Shippers Turning to Asset-Based Carriers Ahead of Expected Tightening of Capacity

By Rip Watson, Senior Reporter

This story appears in the Sept. 24 print edition of Transport Topics.

Shippers and carriers are considering putting more freight directly on asset-based carriers — potentially hurting middlemen who do not own trucks — as the supply of vehicles and drivers dwindles.

“As a shipper, I am very concerned about the capacity issue,” Judith Taylor, vice president of logistics and international compliance at medical products company NxStage Medical, said at a recent investor conference in New York.

“With the economy going sideways, it is not a big problem yet,” Taylor said. “When the economy improves it will be a big problem. If it becomes a crunch situation, it will be good to be an asset-based carrier.”



Taylor expressed concern about the number of loads going to third-party logistics providers that do not own assets, while also noting that she was receiving multiple “cold calls” from brokers about a single load.
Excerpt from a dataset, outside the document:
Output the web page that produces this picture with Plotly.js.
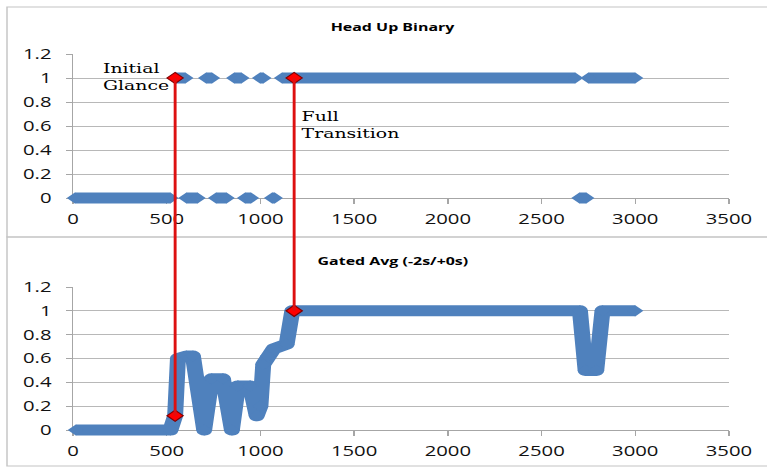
<!DOCTYPE html>
<html>
<head>
<meta charset="utf-8">
<script src="https://cdn.plot.ly/plotly-3.0.1.min.js"></script>
<style>
  html, body { margin: 0; padding: 0; background: #fff; overflow: hidden; }
  #chart { width: 529px; height: 468px; transform: scaleX(1.44991); transform-origin: 0 0; }
  #chart .js-line { stroke-linejoin: round !important; }
</style>
</head>
<body>
<div id="chart"></div>
<script>
// ---- data ----
const titleTop = "Head Up Binary";
const titleBottom = "Gated Avg (-2s/+0s)";
const xTicks = [0, 500, 1000, 1500, 2000, 2500, 3000, 3500];
const yTicks = [0, 0.2, 0.4, 0.6, 0.8, 1, 1.2];

// Head Up Binary: runs of consecutive samples (first x, last x) at value 1 and at value 0
const headUpOnStart  = [550, 710, 860, 998, 1115, 2750];
const headUpOnEnd    = [600, 742, 899, 1016, 2680, 3000];
const headUpOffStart = [10, 605, 763, 918, 1062, 2702];
const headUpOffEnd   = [520, 665, 820, 950, 1077, 2739];

// Gated average (-2s/+0s)
const gatedX = [15, 520, 545, 560, 605, 640, 700, 740, 800, 848, 880, 945, 980, 1000, 1015, 1040, 1070, 1140, 1170, 2705, 2735, 2792, 2825, 3000];
const gatedY = [0, 0, 0.12, 0.6, 0.62, 0.62, 0, 0.43, 0.43, 0, 0.37, 0.37, 0.12, 0.2, 0.55, 0.62, 0.68, 0.72, 1.0, 1.0, 0.5, 0.5, 1.0, 1.0];

// Event markers
const eventLabels = ["Initial<br>Glance", "Full<br>Transition"];
const eventX = [545, 1180];
const eventTopY = [1, 1];
const eventBottomY = [0.12, 1.0];

// ---- layout geometry ----
const W = 529, H = 468;
const blue = "#4F81BD";
const xRange = [0, 3500];
const yRange = [0, 1.2];
const xDomain = [50.34 / W, 502.76 / W];
const yDomTop = [1 - 198 / H, 1 - 54 / H];
const yDomBot = [1 - 430 / H, 1 - 287 / H];
function yPaper(dom, v) { return dom[0] + (v - yRange[0]) / (yRange[1] - yRange[0]) * (dom[1] - dom[0]); }

// invisible data axes with the same scale but a padded range, so thick marks are not clipped
const xPad = 100, yPad = 0.2;
function padDomain(dom, range, pad) {
  const k = (dom[1] - dom[0]) / (range[1] - range[0]);
  return [dom[0] - pad * k, dom[1] + pad * k];
}
const xDataDom = padDomain(xDomain, xRange, xPad);
const xDataRange = [xRange[0] - xPad, xRange[1] + xPad];
const yDataRange = [yRange[0] - yPad, yRange[1] + yPad];
const yDataDomTop = padDomain(yDomTop, yRange, yPad);
const yDataDomBot = padDomain(yDomBot, yRange, yPad);

function runsToXY(starts, ends, val) {
  const x = [], y = [];
  starts.forEach((s, i) => { x.push(s, ends[i], null); y.push(val, val, null); });
  return { x, y };
}
const on = runsToXY(headUpOnStart, headUpOnEnd, 1);
const off = runsToXY(headUpOffStart, headUpOffEnd, 0);

const bandLine = { color: blue, width: 11 };
const bandMarker = { symbol: "diamond", size: 8.6, color: blue, line: { width: 0 } };
const redMarker = { symbol: "diamond", size: 8.6, color: "#ff0000", line: { color: "#800000", width: 1 } };

const traces = [
  // empty traces that register the two visible (gridded) subplots
  { x: [], y: [], xaxis: "x", yaxis: "y", mode: "markers", hoverinfo: "skip" },
  { x: [], y: [], xaxis: "x2", yaxis: "y2", mode: "markers", hoverinfo: "skip" },
  { x: on.x, y: on.y, xaxis: "x3", yaxis: "y3", mode: "lines+markers", line: bandLine, marker: bandMarker, connectgaps: false, hoverinfo: "skip" },
  { x: off.x, y: off.y, xaxis: "x3", yaxis: "y3", mode: "lines+markers", line: bandLine, marker: bandMarker, connectgaps: false, hoverinfo: "skip" },
  { x: gatedX, y: gatedY, xaxis: "x4", yaxis: "y4", mode: "lines+markers", line: bandLine, marker: bandMarker, hoverinfo: "skip" },
  { x: eventX, y: eventTopY, xaxis: "x3", yaxis: "y3", mode: "markers", marker: redMarker, cliponaxis: false, hoverinfo: "skip" },
  { x: eventX, y: eventBottomY, xaxis: "x4", yaxis: "y4", mode: "markers", marker: redMarker, cliponaxis: false, hoverinfo: "skip" }
];

const tickFont = { family: "Open Sans, sans-serif", size: 14, color: "#111" };
const axisGray = "#a6a6a6";
function xAxis(anchor) {
  return {
    domain: xDomain, anchor: anchor, range: xRange, tickmode: "array", tickvals: xTicks,
    ticktext: xTicks.map(String), showgrid: false, zeroline: false, showline: true,
    linecolor: axisGray, linewidth: 1, ticks: "outside", ticklen: 5, tickcolor: axisGray,
    tickfont: tickFont, ticklabelstandoff: 3, fixedrange: true
  };
}
function yAxis(dom, anchor) {
  return {
    domain: dom, anchor: anchor, range: yRange, tickmode: "array", tickvals: yTicks,
    ticktext: yTicks.map(String), showgrid: true, gridcolor: "#b8b8b8", gridwidth: 1,
    zeroline: false, showline: true, linecolor: axisGray, linewidth: 1,
    ticks: "outside", ticklen: 4, tickcolor: axisGray, tickfont: tickFont, ticklabelstandoff: 7, fixedrange: true
  };
}
function hiddenAxis(dom, range, anchor) {
  return { domain: dom, range: range, anchor: anchor, visible: false, showgrid: false, zeroline: false, fixedrange: true };
}

const shapes = [
  // chart area borders
  { type: "rect", xref: "paper", yref: "paper", x0: 7 / 767, x1: 1.02, y0: 1 - 237 / H, y1: 1 - 7 / H, line: { color: "#c4c4c4", width: 1 }, layer: "below" },
  { type: "rect", xref: "paper", yref: "paper", x0: 7 / 767, x1: 1.02, y0: 1 - 466 / H, y1: 1 - 237 / H, line: { color: "#c4c4c4", width: 1 }, layer: "below" }
];
eventX.forEach((x, i) => {
  shapes.push({ type: "line", xref: "x", yref: "paper", x0: x, x1: x,
    y0: yPaper(yDomBot, eventBottomY[i]), y1: yPaper(yDomTop, eventTopY[i]),
    line: { color: "#dd1010", width: 2 }, layer: "above" });
});

const titleFont = { family: "Open Sans, sans-serif", size: 11, color: "#000" };
const annFont = { family: "DejaVu Serif, serif", size: 13, color: "#000" };
const annotations = [
  { text: "<b>" + titleTop + "</b>", xref: "paper", yref: "paper", x: 271.4 / W, y: 1 - 26 / H, xanchor: "center", yanchor: "middle", showarrow: false, font: titleFont },
  { text: "<b>" + titleBottom + "</b>", xref: "paper", yref: "paper", x: 271.4 / W, y: 1 - 260 / H, xanchor: "center", yanchor: "middle", showarrow: false, font: titleFont },
  { text: eventLabels[0], xref: "paper", yref: "paper", x: 68.5 / W, y: 1 - 77.5 / H, xanchor: "left", yanchor: "middle", align: "left", showarrow: false, font: annFont },
  { text: eventLabels[1], xref: "paper", yref: "paper", x: 205.8 / W, y: 1 - 125.5 / H, xanchor: "left", yanchor: "middle", align: "left", showarrow: false, font: annFont }
];

const layout = {
  width: W, height: H, margin: { l: 0, r: 0, t: 0, b: 0 },
  paper_bgcolor: "#ffffff", plot_bgcolor: "rgba(0,0,0,0)", showlegend: false,
  xaxis: xAxis("y"), yaxis: yAxis(yDomTop, "x"),
  xaxis2: xAxis("y2"), yaxis2: yAxis(yDomBot, "x2"),
  xaxis3: hiddenAxis(xDataDom, xDataRange, "y3"), yaxis3: hiddenAxis(yDataDomTop, yDataRange, "x3"),
  xaxis4: hiddenAxis(xDataDom, xDataRange, "y4"), yaxis4: hiddenAxis(yDataDomBot, yDataRange, "x4"),
  shapes: shapes, annotations: annotations
};

Plotly.newPlot("chart", traces, layout, { displayModeBar: false, staticPlot: true });
</script>
</body>
</html>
“Eventually, there won’t be any trucks” if carriers don’t invest in assets, she said.

Max Fuller, CEO of truckload carrier U.S. Xpress Enterprises, said the driver shortage will soon worsen as hours-of-service and other regulations reduce the driver pool.

At the same time, he noted that financial constraints triggered by higher truck prices, driver wages and fuel costs limit the ability of many carriers — particularly smaller fleets — to invest.
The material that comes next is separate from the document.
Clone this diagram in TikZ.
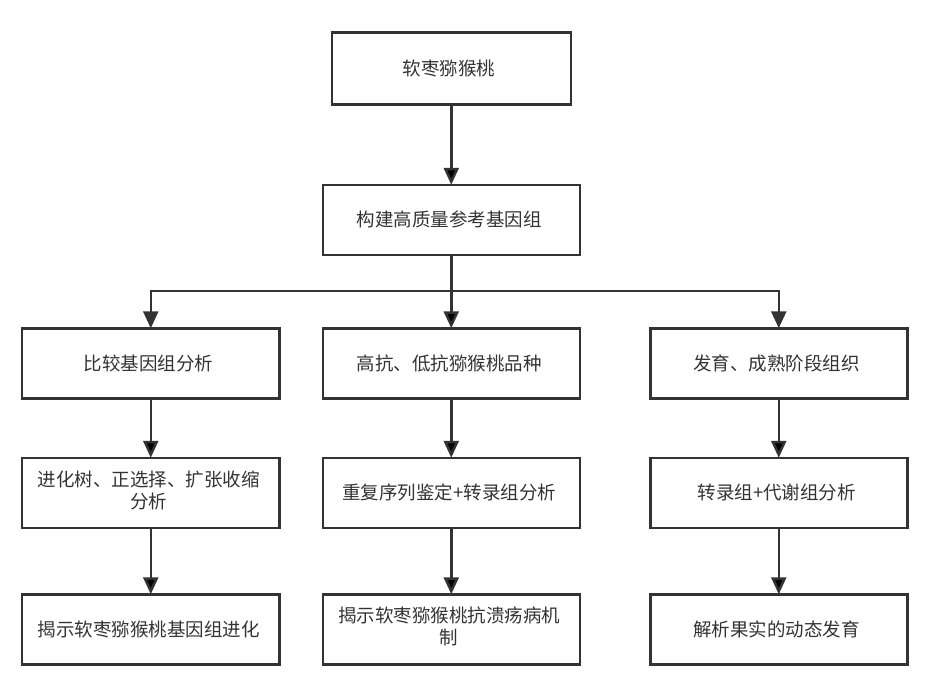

“What will happen in the second half of next year as these laws take effect will be a squeeze of capacity,” Fuller said. “We are seeing evidence of shippers moving to large carriers for that very reason.”

Fuller said dedicated shipments for a single customer, and asset-based brokerage managed by U.S. Xpress are the two fastest-growing parts of its business. Brokerage now accounts for about 20% of business, compared with zero just three years ago.
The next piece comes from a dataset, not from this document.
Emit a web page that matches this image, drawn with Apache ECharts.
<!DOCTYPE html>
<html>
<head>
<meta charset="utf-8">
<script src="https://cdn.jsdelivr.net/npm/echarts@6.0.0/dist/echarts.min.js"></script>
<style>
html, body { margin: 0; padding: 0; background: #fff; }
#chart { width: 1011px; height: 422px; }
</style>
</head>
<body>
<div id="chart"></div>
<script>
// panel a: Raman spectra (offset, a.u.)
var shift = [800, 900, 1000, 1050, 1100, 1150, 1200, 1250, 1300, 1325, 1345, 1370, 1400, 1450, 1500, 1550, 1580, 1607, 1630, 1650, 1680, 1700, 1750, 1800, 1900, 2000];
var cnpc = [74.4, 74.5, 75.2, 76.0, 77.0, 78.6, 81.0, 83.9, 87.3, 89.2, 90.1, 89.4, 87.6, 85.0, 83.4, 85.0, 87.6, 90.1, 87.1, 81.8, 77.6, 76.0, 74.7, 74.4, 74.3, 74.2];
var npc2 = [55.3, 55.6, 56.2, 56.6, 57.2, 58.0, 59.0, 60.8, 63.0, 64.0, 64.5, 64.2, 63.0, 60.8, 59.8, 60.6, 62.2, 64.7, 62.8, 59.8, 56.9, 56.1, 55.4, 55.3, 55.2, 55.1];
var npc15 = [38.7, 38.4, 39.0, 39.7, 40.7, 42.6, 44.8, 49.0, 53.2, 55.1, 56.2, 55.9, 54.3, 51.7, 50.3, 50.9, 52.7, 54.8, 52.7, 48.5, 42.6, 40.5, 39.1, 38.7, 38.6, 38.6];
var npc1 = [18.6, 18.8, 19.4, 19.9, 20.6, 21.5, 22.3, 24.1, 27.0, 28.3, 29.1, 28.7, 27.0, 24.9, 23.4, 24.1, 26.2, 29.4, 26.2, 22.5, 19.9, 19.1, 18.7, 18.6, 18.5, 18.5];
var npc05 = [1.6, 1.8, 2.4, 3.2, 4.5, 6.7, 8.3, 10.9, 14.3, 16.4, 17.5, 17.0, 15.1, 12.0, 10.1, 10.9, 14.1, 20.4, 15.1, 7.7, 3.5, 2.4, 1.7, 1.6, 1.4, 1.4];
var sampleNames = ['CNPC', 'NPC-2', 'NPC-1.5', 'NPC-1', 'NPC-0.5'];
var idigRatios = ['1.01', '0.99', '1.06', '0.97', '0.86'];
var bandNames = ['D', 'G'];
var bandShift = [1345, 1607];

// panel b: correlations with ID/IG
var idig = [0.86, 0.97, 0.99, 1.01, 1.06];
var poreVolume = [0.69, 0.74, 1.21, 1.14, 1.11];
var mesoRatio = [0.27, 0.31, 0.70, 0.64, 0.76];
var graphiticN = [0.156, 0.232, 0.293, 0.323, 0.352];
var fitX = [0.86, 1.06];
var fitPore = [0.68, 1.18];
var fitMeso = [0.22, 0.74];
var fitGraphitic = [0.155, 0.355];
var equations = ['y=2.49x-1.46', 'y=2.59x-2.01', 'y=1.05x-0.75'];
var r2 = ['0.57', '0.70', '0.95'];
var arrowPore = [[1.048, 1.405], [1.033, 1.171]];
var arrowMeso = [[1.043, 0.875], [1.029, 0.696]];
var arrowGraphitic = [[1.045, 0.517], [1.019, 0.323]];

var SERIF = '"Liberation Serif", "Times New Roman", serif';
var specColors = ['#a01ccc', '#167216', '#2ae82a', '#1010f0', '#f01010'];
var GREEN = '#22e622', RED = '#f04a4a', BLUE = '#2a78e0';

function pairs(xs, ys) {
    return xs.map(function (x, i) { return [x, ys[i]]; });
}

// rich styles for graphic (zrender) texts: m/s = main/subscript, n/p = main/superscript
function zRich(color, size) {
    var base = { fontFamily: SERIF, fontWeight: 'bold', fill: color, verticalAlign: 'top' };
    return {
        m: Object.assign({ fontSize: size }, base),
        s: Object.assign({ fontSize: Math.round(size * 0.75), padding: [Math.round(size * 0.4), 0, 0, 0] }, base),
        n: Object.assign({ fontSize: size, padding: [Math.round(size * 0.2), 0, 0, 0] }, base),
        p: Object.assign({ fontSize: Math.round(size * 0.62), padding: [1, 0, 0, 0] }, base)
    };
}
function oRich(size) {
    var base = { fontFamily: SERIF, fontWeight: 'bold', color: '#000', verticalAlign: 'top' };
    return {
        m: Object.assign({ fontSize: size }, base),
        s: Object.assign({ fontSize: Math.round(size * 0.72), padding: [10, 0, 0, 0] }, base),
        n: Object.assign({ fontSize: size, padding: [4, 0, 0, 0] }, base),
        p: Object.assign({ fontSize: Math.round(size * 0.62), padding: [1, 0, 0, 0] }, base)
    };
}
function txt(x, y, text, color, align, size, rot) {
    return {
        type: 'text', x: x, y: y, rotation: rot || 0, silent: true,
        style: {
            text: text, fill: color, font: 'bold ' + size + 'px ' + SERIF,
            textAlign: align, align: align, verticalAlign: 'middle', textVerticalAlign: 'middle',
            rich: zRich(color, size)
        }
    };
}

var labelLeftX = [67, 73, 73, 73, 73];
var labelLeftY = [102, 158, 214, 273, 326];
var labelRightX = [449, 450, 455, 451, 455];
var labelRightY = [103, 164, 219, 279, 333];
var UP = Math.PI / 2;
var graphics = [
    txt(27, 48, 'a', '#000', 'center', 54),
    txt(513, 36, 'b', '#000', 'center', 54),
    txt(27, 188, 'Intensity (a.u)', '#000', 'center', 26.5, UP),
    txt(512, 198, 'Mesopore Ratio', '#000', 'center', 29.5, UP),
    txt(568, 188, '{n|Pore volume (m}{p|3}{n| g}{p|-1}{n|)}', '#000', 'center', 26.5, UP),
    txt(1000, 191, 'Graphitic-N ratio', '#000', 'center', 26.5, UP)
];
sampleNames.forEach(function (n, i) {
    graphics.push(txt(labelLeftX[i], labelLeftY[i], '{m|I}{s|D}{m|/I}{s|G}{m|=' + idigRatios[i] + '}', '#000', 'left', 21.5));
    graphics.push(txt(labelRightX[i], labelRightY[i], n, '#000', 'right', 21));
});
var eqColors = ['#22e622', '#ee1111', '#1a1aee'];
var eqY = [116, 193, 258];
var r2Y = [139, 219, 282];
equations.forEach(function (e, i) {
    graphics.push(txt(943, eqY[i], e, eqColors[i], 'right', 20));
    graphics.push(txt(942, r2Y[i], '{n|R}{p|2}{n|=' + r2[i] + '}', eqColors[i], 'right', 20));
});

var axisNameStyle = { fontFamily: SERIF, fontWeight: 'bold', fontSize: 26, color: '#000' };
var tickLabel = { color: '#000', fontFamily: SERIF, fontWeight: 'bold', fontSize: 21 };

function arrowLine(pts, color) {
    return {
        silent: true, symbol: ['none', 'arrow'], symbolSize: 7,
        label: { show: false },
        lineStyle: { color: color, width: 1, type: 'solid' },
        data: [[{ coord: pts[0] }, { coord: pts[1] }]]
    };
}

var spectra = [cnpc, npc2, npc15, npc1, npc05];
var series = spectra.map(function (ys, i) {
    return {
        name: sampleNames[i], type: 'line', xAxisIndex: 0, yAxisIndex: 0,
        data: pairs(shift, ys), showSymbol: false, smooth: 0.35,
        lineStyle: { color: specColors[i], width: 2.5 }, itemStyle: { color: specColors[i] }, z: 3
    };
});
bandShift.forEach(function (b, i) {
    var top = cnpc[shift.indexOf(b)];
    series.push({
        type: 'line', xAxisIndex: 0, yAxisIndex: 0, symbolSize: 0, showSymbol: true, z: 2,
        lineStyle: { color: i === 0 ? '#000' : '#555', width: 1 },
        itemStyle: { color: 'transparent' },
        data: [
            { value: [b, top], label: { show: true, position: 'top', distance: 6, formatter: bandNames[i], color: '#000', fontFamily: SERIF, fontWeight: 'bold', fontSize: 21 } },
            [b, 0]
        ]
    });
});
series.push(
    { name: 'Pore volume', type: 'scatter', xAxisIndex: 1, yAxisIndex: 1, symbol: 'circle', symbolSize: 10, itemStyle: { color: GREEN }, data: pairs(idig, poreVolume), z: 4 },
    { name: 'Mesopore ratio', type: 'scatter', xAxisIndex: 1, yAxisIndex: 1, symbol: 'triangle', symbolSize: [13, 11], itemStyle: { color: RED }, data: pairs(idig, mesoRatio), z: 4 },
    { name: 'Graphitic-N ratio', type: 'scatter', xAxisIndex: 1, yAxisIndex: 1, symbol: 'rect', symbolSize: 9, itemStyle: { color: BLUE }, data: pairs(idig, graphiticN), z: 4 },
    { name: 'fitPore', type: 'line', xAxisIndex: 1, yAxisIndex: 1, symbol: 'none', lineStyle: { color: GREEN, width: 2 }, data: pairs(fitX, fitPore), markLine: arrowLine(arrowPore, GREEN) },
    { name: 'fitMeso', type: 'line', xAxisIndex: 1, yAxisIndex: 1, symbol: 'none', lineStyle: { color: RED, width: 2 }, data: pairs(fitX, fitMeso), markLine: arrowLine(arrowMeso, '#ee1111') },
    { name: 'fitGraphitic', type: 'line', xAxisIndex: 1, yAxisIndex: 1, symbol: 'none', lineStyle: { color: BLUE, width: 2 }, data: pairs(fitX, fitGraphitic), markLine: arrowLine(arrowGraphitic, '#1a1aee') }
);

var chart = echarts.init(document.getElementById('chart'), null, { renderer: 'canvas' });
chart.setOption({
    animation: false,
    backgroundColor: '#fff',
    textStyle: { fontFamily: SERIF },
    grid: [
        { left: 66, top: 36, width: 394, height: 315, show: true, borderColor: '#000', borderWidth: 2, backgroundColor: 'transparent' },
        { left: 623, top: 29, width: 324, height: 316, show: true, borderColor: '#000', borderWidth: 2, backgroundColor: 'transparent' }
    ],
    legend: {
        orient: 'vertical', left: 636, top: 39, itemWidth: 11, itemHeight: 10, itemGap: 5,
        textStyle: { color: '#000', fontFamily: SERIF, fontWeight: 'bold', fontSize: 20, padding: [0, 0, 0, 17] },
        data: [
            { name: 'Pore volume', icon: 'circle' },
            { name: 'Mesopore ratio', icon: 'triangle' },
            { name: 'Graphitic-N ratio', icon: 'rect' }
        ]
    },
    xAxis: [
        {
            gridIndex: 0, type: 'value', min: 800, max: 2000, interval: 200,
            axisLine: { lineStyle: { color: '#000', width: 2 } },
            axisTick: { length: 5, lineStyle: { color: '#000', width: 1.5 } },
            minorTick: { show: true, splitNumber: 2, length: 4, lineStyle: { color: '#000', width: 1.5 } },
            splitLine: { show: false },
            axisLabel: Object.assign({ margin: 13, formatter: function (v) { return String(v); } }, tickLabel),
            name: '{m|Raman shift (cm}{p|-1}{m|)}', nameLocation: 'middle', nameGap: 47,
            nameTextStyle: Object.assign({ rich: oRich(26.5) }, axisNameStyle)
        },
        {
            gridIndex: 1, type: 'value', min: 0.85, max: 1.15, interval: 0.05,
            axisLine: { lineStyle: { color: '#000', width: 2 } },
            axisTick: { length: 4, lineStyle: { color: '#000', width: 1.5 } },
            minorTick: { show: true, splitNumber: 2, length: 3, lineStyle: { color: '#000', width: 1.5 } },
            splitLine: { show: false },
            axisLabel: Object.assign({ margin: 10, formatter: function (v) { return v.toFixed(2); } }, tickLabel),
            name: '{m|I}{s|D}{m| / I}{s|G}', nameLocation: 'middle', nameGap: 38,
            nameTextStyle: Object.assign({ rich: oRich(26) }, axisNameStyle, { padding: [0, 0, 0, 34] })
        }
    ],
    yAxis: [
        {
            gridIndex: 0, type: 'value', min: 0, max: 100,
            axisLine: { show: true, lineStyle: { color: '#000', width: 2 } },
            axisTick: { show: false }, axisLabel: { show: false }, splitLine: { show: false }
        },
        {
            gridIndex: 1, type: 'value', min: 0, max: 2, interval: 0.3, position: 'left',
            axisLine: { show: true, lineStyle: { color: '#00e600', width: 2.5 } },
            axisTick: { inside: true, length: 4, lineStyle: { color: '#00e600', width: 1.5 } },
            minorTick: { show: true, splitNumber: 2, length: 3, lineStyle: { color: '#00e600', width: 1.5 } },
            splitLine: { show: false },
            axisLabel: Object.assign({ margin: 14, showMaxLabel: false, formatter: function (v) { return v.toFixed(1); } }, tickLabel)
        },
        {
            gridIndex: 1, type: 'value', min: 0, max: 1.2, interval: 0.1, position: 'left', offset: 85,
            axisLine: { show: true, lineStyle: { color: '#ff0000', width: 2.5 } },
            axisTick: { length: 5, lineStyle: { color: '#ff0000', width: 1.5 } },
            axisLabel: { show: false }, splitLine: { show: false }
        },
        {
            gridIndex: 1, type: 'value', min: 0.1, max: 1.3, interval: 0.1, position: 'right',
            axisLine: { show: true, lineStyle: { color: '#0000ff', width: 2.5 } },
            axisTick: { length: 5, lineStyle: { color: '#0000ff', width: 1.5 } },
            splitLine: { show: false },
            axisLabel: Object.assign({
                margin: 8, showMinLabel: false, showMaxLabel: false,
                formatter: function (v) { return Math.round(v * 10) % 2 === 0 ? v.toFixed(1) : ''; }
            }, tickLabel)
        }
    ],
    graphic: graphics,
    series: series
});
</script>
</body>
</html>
“Today, as long as we are responsible for [the shipment], shippers don’t mind if we broker some freight,” Fuller said.

That’s a change from the past, he said, when shippers used to use brokerage whenever the economy slowed, allowing them to obtain rates below prices they contracted with fleets.

“Shippers have fundamentally changed the way they buy freight,” David Jackson, president of Knight Transportation, said at the Dahlman Rose investor conference in New York. “We have seen a shift to asset-based brokerages.”

Knight’s brokerage revenue has risen about 80% since 2009.

“If a massive shortage of capacity is looming in the future when we have any pickup in freight demand, [shippers] want to have someone who has assets,” Jackson said.

“Smart shippers are cementing relationships in the event of constrained capacity,” said Matthew Menner, senior vice president at third-party logistics operator Transplace. “You don’t want to be a new shipper in that relationship.”

Fast-growing, non-asset-based logistics operators will continue to play a strong role in providing capacity, said Evan Armstrong, president of consulting firm Armstrong & Associates.

He said on a recent webinar that the third-party logistics industry is growing 4 percentage points faster than gross domestic product.

Brokerage and dedicated contract carriage combined grew 5% a year from 2007 to 2011, Armstrong said. By comparison, GDP rose less than 1%.

“Shippers lean on 3PLs like C.H. Robinson, Menlo Worldwide Logistics, Ryder and Coyote to get capacity in multiple modes at the lowest cost when the market is tight,” Armstrong said.

He added that 82% of Fortune 500 companies use at least one 3PL.

“More sophisticated shippers are managing for the long term,” said Paul Newbourne, senior vice president of operations for food service industry supplier Armada Supply Chain Solutions, which uses asset-based companies for 98% of its capacity.

“The reality is that if you want stability in your network, you don’t want to be hopping around,” he said. “It’s not like the recession when it was ‘let’s make a deal’ every month.”

Jason Seidl, an analyst at Dahl-man Rose, said he sees a new freight climate ahead.

“Most asset-based truckload carriers aren’t growing their fleets,” he said. “They are struggling to hire drivers now. It seems like everyone wants to be non-asset-based.”

“These are definitely trends that can’t continue,” Seidl said. “At some point, there are going to be eight [shippers] coming into a trucking carrier wanting to move the same load. That is going to create a very,very different marketplace for shippers.”

The coming capacity squeeze may increase rates and help carriers defray rising costs for equipment, driver pay and fuel, U.S. Xpress’ Fuller said.

“Higher prices and lack of availability should squeeze margins and give the most trouble to small brokers,” Stifel Nicolaus analyst David Ross told Transport Topics.

“To mitigate rate increases, those shippers using brokers simply — largely — for better rates may search to replace them with direct carrier relationships,” Ross said.